* _Data for processing_
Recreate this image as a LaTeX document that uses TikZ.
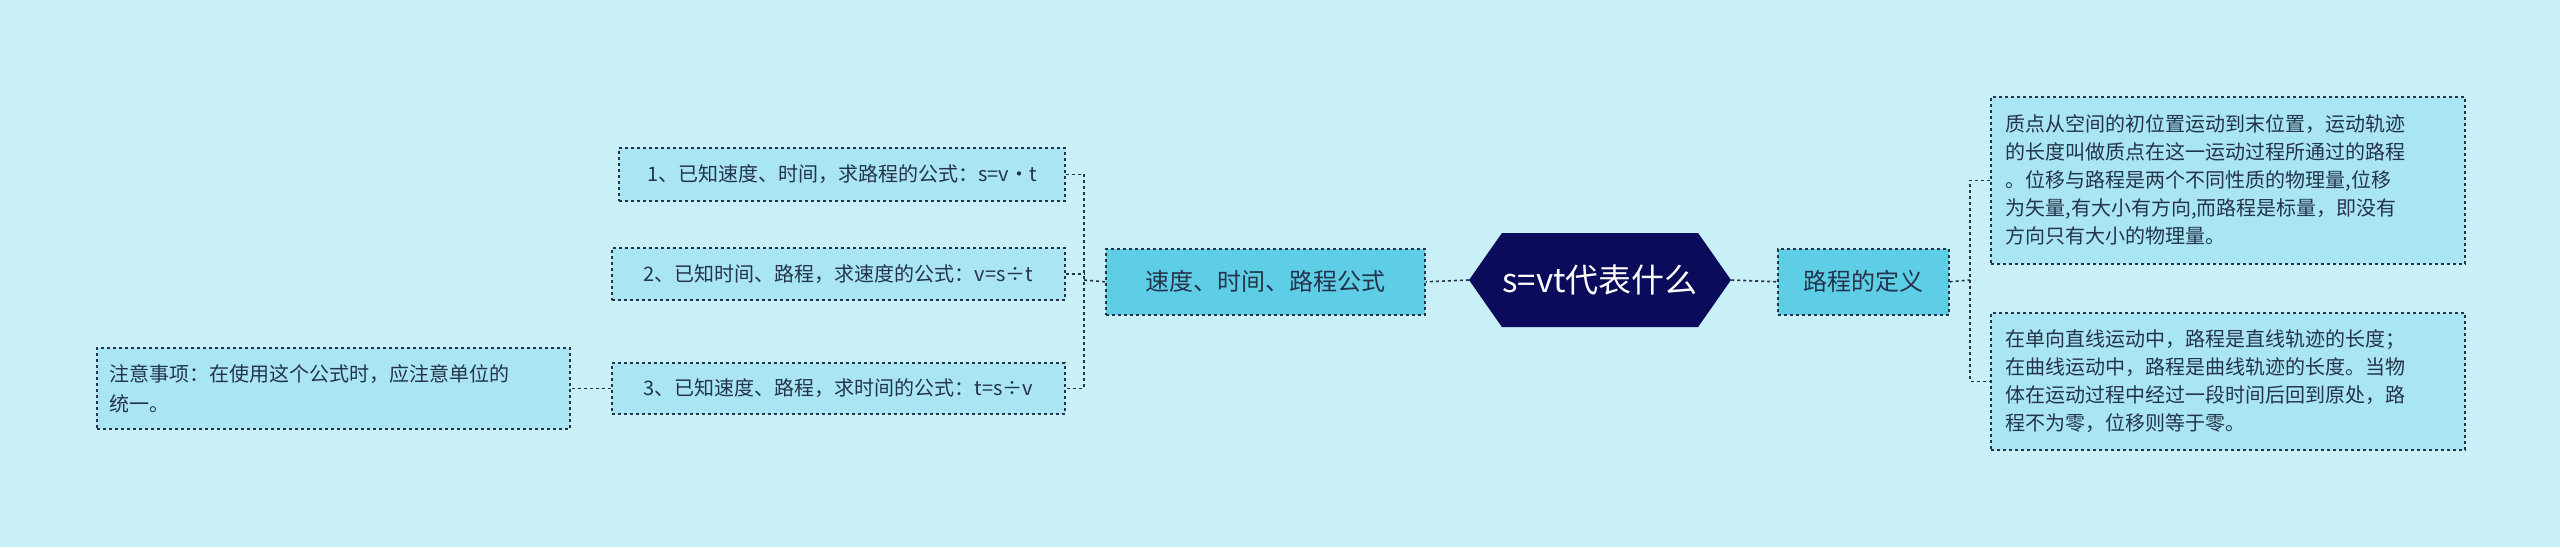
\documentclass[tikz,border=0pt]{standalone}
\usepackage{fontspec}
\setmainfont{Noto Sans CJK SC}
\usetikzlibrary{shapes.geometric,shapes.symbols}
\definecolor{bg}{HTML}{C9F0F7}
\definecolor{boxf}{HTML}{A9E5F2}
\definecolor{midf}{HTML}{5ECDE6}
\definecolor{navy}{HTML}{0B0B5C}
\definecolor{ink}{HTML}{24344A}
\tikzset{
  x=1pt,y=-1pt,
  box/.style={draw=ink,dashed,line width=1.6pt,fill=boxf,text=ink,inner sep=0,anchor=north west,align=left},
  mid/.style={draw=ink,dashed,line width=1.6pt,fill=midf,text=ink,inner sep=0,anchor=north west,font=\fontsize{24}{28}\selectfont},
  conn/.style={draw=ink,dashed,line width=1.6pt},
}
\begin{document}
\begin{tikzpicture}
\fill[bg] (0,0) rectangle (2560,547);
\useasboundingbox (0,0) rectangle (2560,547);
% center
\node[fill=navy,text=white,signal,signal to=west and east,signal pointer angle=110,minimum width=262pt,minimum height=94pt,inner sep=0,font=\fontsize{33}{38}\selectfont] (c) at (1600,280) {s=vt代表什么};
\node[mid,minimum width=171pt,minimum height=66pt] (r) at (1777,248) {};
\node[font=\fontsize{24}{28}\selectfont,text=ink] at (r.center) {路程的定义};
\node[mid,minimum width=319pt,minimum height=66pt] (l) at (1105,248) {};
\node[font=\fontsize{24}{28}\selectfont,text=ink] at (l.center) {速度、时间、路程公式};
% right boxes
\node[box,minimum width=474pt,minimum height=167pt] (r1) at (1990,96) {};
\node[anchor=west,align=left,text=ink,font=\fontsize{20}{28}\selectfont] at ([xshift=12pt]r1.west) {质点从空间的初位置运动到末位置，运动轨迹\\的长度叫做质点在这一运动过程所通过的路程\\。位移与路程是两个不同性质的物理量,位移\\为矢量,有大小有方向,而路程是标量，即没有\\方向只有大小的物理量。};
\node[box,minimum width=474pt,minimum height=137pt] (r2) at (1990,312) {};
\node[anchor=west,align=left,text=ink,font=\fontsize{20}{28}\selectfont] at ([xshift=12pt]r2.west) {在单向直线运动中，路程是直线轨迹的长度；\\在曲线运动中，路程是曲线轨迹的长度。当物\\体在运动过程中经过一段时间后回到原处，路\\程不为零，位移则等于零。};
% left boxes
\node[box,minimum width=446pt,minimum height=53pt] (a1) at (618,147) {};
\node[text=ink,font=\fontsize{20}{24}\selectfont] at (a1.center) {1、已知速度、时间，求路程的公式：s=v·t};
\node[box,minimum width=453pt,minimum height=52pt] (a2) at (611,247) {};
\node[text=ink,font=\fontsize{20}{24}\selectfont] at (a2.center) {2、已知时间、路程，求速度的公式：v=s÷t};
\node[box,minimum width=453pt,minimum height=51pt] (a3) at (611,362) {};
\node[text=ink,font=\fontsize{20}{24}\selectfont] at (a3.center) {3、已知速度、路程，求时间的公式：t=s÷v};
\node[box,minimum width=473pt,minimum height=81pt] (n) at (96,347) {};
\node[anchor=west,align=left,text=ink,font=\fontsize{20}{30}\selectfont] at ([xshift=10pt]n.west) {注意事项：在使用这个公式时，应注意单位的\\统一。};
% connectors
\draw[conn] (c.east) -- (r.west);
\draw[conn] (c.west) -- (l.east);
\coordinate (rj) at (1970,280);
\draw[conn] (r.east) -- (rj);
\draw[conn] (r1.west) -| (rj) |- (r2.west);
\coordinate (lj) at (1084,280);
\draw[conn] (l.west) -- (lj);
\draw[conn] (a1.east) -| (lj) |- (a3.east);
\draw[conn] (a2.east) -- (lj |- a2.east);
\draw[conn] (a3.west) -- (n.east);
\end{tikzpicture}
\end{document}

---

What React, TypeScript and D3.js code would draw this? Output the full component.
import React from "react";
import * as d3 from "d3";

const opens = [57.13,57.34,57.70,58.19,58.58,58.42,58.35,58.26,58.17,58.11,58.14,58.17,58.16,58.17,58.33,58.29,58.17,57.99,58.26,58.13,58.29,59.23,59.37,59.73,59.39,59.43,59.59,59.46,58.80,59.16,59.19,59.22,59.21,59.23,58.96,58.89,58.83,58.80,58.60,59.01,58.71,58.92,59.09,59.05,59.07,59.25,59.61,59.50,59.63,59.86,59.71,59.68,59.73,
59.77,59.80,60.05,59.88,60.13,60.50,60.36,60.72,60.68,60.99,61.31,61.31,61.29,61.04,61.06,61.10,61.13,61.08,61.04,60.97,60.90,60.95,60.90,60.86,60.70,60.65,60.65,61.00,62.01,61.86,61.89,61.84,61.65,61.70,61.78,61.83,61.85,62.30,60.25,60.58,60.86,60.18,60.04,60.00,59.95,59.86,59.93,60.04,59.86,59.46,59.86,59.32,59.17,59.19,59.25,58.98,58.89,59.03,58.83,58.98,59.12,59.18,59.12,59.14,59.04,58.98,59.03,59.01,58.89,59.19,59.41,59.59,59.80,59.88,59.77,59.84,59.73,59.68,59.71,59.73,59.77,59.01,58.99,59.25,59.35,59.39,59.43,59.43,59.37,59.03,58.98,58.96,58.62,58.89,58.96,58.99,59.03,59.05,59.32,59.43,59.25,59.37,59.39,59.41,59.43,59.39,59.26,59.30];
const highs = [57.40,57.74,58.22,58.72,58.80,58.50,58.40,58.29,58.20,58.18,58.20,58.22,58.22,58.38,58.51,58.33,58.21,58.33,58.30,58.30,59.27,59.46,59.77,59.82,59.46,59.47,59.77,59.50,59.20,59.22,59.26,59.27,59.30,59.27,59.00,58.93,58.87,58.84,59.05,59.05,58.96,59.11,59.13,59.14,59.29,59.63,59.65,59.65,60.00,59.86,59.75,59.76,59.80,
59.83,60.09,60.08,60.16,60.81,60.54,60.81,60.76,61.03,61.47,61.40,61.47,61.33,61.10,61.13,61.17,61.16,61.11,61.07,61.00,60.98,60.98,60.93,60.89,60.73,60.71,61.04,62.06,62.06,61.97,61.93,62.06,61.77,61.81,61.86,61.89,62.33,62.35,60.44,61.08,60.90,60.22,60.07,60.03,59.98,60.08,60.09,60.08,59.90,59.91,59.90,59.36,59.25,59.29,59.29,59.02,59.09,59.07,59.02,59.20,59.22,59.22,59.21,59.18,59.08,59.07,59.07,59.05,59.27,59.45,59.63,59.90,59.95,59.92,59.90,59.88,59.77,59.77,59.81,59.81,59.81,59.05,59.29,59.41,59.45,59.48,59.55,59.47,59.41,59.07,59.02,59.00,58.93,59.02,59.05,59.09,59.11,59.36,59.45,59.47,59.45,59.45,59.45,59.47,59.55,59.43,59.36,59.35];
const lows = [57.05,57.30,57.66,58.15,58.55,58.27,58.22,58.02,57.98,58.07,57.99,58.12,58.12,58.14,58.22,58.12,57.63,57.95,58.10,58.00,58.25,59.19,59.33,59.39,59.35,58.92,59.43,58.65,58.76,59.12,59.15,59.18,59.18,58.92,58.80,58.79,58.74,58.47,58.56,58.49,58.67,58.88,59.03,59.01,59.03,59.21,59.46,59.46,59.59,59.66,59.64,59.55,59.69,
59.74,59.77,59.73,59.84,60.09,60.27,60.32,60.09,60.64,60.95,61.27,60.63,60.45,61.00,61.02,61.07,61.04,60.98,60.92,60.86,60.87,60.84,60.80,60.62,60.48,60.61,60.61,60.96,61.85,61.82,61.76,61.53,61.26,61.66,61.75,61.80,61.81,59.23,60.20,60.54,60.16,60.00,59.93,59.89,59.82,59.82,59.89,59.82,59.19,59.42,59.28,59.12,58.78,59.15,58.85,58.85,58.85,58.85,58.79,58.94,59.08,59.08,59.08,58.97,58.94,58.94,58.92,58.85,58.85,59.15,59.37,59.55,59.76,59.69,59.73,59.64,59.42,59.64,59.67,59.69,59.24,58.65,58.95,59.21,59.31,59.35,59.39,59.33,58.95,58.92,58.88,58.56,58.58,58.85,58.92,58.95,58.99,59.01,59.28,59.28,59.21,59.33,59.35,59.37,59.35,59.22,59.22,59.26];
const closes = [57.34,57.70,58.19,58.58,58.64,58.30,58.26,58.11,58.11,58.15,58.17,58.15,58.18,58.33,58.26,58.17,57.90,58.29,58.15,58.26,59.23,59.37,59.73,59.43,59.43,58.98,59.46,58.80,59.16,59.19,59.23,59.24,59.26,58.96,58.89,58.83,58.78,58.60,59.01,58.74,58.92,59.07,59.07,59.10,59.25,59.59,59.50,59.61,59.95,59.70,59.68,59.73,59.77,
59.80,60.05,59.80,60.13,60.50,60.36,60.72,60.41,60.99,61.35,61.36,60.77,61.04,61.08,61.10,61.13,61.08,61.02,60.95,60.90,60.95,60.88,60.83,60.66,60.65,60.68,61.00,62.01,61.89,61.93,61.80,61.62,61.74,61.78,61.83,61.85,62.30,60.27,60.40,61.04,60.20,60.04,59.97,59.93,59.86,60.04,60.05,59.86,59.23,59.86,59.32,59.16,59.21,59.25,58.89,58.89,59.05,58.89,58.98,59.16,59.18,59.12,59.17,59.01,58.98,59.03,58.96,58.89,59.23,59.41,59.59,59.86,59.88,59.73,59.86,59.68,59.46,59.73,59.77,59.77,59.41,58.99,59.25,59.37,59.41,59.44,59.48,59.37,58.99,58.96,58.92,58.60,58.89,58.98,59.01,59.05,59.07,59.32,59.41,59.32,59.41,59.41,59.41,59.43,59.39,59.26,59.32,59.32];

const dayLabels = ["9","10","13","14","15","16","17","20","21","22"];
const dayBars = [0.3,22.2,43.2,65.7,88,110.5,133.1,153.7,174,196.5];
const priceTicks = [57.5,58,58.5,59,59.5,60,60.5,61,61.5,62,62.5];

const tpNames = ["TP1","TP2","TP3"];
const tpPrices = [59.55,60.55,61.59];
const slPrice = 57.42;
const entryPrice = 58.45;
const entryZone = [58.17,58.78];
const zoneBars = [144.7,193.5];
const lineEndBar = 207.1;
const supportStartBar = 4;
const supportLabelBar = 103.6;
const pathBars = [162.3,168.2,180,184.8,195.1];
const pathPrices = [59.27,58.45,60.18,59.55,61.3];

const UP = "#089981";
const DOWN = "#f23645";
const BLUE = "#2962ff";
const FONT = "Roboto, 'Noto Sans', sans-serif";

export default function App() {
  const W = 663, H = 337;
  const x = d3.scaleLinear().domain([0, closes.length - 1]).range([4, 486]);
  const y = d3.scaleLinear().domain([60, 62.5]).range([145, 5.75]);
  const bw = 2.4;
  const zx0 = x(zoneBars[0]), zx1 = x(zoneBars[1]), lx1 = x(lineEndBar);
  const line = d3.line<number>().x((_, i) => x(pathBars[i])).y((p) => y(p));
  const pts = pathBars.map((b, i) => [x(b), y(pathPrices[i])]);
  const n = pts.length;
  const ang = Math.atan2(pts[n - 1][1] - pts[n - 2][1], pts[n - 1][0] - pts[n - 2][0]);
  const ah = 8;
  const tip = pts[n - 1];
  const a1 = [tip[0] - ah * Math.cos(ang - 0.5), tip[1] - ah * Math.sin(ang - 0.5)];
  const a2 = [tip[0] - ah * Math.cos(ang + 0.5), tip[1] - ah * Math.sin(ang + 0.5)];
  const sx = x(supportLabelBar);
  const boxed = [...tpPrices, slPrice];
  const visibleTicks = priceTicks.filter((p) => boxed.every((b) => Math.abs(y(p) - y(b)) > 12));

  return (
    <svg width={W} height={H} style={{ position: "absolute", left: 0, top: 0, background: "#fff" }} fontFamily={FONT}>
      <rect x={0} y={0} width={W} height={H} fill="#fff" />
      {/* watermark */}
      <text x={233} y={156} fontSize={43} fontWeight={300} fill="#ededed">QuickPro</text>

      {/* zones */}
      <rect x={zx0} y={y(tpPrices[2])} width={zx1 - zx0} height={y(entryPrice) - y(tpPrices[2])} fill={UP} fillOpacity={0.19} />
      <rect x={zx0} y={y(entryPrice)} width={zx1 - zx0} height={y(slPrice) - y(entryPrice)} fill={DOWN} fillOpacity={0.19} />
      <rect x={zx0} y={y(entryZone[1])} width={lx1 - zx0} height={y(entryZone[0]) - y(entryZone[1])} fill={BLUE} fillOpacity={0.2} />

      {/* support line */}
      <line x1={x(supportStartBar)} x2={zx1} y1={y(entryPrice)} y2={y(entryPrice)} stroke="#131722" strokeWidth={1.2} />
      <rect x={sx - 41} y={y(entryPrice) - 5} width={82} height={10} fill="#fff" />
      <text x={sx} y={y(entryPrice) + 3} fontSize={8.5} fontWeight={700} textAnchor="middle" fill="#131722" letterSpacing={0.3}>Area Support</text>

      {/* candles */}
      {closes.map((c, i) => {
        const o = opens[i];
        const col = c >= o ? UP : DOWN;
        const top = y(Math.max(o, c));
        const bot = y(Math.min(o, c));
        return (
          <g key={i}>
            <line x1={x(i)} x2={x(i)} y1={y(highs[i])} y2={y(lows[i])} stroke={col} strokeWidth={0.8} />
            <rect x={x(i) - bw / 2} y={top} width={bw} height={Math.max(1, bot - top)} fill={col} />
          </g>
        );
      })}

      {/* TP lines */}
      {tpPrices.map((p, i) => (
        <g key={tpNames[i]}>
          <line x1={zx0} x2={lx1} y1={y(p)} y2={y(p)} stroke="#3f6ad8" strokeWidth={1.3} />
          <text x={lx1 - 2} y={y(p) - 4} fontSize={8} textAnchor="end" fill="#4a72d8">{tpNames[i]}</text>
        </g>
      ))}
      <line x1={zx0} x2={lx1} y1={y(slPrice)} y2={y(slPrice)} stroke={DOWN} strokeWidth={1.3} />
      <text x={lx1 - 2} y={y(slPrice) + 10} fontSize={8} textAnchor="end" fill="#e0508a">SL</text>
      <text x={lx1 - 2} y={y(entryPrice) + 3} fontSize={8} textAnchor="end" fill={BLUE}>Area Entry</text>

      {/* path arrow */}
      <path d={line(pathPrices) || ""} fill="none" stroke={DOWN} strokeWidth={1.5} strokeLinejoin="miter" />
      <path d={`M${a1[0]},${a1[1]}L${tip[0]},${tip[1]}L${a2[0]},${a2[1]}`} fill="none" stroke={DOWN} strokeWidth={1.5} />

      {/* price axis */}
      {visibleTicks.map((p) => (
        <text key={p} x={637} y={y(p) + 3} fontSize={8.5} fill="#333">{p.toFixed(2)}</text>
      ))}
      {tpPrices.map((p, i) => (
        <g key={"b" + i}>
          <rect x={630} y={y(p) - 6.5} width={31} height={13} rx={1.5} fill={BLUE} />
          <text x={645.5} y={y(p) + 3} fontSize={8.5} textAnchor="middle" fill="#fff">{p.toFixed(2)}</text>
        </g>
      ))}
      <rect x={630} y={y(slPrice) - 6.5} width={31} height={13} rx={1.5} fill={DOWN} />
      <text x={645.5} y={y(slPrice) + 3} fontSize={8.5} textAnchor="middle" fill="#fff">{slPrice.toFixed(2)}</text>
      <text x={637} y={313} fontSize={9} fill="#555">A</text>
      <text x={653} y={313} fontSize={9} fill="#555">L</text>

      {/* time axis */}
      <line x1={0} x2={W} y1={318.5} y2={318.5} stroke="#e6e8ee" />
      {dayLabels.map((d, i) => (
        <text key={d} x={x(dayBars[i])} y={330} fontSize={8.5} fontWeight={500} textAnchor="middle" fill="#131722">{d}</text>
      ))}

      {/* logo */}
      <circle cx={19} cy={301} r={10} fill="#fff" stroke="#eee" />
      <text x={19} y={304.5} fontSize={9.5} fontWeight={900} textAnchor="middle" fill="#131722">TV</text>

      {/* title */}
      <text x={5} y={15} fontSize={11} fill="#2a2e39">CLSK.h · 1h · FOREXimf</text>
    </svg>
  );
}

* _The task_
Give again, word for word, the lines starting at the line that has "What React, TypeScript" and ending at the line that has "import * as", with both of those lines included and nothing else.

* _Complete output_
What React, TypeScript and D3.js code would draw this? Output the full component.
import React from "react";
import * as d3 from "d3";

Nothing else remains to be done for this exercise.